Lego acknowledges that Brazil’s Dorina Nowill Foundation for the Blind, who spearheaded the initiative from a few years ago (it’s still available under a Creative Commons license), officially proposed the idea to the toymaker back in 2017. Since then Lego has worked with blind associations in Denmark, the UK, Norway, and Brazil to realize an official version of the product.
Prototypes of the Braille Bricks sets, which feature around 250 bricks representing the alphabet, the numbers zero to nine, and select mathematical symbols, are currently being tested in English, Danish, Norwegian, and Portuguese languages. But later this year French, Spanish, and German versions will also be tested, ahead of an official 2020 launch for the product. However, you won’t be able to walk into toy stores to find them, they’re only being made available to select institutions devoted to assisting the blind and visually impaired, and they will be distributed free of charge.
If you remember how much fun learning about chemistry was when the teacher brought out those building sets that let you assemble molecules using tiny balls and springs, you can understand why this approach to learning braille could potentially make it much easier for children.
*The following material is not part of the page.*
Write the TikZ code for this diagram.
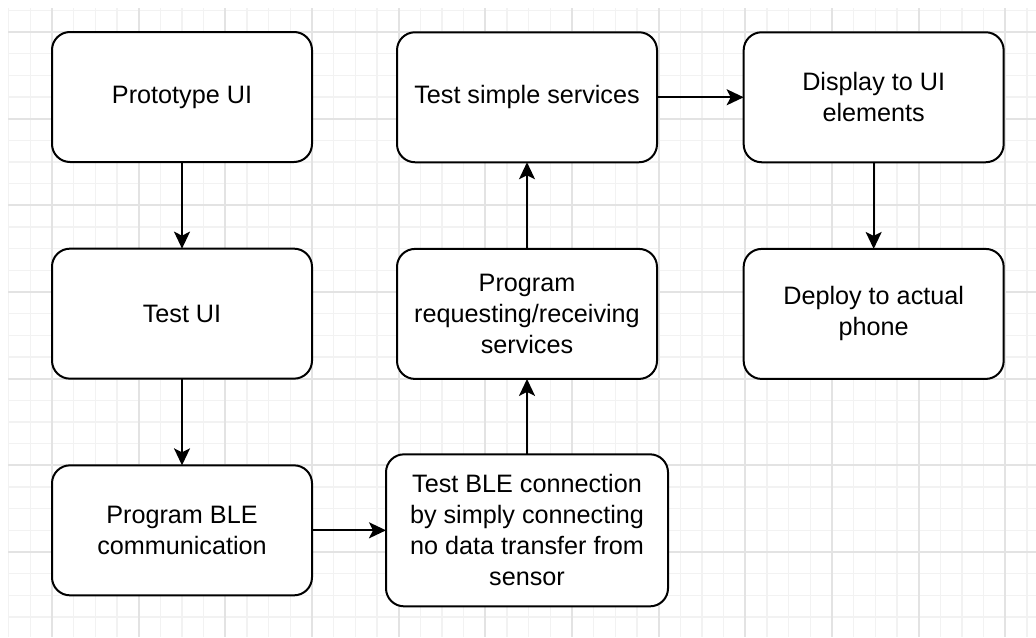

It’s also easier to correct mistakes. A braille writer is typically used to create bumps on paper that can’t really be erased. But Braille Bricks are assembled on a Lego baseplate, so re-arranging letters and numbers is as easy as rebuilding a Lego structure.
The next step for Lego would be to find a way to officially make all of its building sets accessible to blind or visually impaired builders. The toy bricks themselves are relatively easy to distinguish using just the sense of touch—it’s the instruction manuals, which almost exclusively rely on flat imagery, that pose the bigger challenge. There have been a few attempts made to make Lego sets more accessible, including a blind high school student who helped develop a special notation that would painstakingly explain the next piece needed, its orientation, and where it needed to go on the overall build. But unfortunately, those special instructions were only made available for a handful of sets, and not Lego entire catalog just yet.